L’ elezione di Cappellacci alla presidenza della Regione Sardegna dal punto di vista politico rappresenta una vittoria di Silvio Berlusconi. Il premier, infatti, ha giocato in prima persona questa campagna elettorale, puntando addirittura su un candidato quasi sconosciuto per una sorta di rinnovamento al di fuori dell’ organizzazione tradizionale del Pdl. E andando avanti malgrado il parere contrario degli alleati, con un Gianfranco Fini pressoché infuriato perché informato a cose fatte della scelta di Cappellacci. Ma, soprattutto, Berlusconi ha vinto sulla linea del decisionismo che lo contraddistingue. La fase cruciale della campagna elettorale è stata occupata dallo scontro con i vertici istituzionali sul decreto legge per Eluana, approvato dal Consiglio dei ministri ma respinto dal Quirinale; e proprio alla vigilia del voto del decreto antistupro, per il quale difficilmente Napolitano potrà contestare i requisiti d’ urgenza.
Una filosofia politica applicata anche in Sardegna quando Berlusconi – contro la politica dell’ Eni – ha imposto che le industrie petrolchimiche di Porto Torres fermassero gli stabilimenti.
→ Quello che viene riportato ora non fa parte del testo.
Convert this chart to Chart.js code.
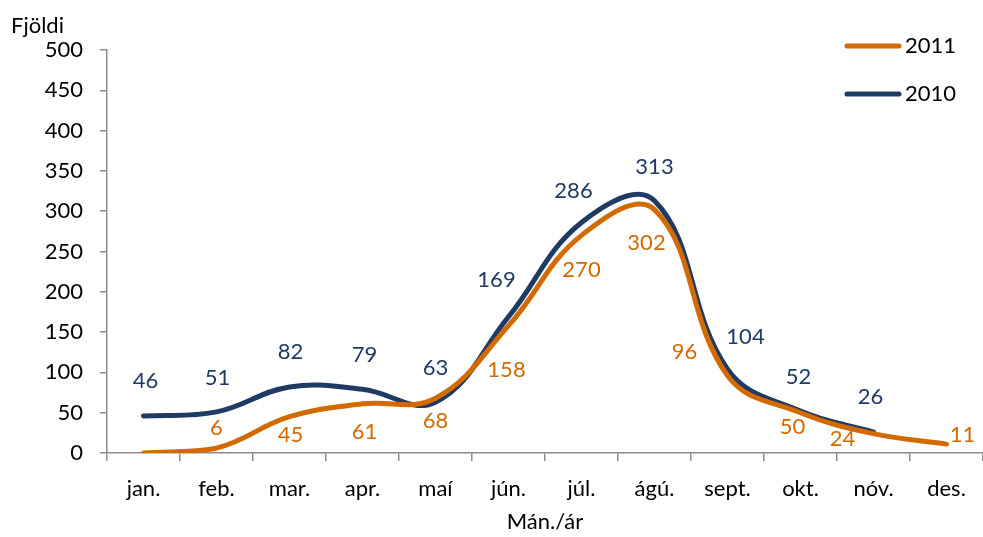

Una politica, quella del “decisionismo”, che ha spostato nelle ultime settimane consenso a livello nazionale così come in Sardegna: dopo il caso Eluana il Pdl nei sondaggi riservati del premier è tornato al di sopra del 40% (un tetto che non riusciva a toccare da sei mesi).
Ieri sera, già nella prima serata, c’ era un certo ottimismo nello stato maggiore berlusconiano. Un ottimismo probabilmente determinato anche dalla sicurezza che Berlusconi ha sempre mostrato sull’ esito finale del voto. “Questa vittoria – ha spiegato ai suoi interlocutori – è la dimostrazione che chi amministra bene il paese è premiato anche a livello locale. Anche i sardi si sono accorti che a Roma c’ è un governo che governa e prende decisioni. Le quattro volte che sono andato in Sardegna in queste settimane mi sono limitato a dire quello che stiamo facendo anche per loro: abbiamo garantito ai sardi l’ insularità e risolto il problema del gasdotto in Algeria. Per affrontare la questione del Sulcis ho chiamato addirittura Putin. Questa è la politica del fare. Una filosofia che dovrebbero adottare i nostri alleati di governo. Abbiamo vinto sul Pd di Veltroni che ha rispolverato i vecchi argomenti di una volta. Ma anche contro chi come Soru aveva l’ ambizione di sostituirlo. Il problema è che questa sinistra – con le sue polemiche e le sue cattiverie – non ha una cultura di governo”.
Lo scenario che si apre nel Pd è imprevedibile. Il gruppo dirigente è in piena confusione. E anche l’ ipotetica alternativa Soru – caldeggiata anche nel mondo dei media vicini al centrosinistra – è venuta meno. Veltroni rischia di finire sul banco degli imputati prima del previsto. Come spiegava qualche settimana fa un personaggio mite come Pierluigi Castagnetti il Pd potrebbe cambiare leader prima delle Europee. I segnali ci sono tutti. Il movimentismo di D’ Alema negli ultimi tre giorni è diventato spasmodico. Alla vigilia del voto l’ ex premier ha sparato contro Emma Marcegaglia proprio quando il leader Pd stava tentando di stipulare una tregua con la Confindustria. Lo stesso giorno ha appoggiato il competitor di Veltroni alla guida del Pd, Bersani. E, ancora ieri, ha demolito la politica dell’ attuale numero uno dei democratici, sconfessando l’ idea di un Pd autosufficiente. Insomma, Veltroni ora deve decidere: continuare a resistere, sapendo che le Europee potrebbero segnare una sconfitta storica per il Pd, trasformandosi in una pietra tombale per tutte le sue ambizioni politiche, presenti e future; o giocare in anticipo, dimettendosi ora e accusando i suoi avversari di aver sabotato la sua linea politica.
Qualunque strada scelga, non deve ripetere l’ errore che ha commesso nell’ ultima settimana, quando per risollevare le sorti del Pd ha riproposto il vecchio schema della resistenza sotto l’ icona di un personaggio impopolare come Oscar Luigi Scalfaro contro il Cavaliere nero che vuole attentare alla Costituzione e alla libertà del paese. Una formula trita e ritrita e inefficace con la quale Veltroni ha archiviato di colpo il Veltroni “pieno di speranze” del Lingotto.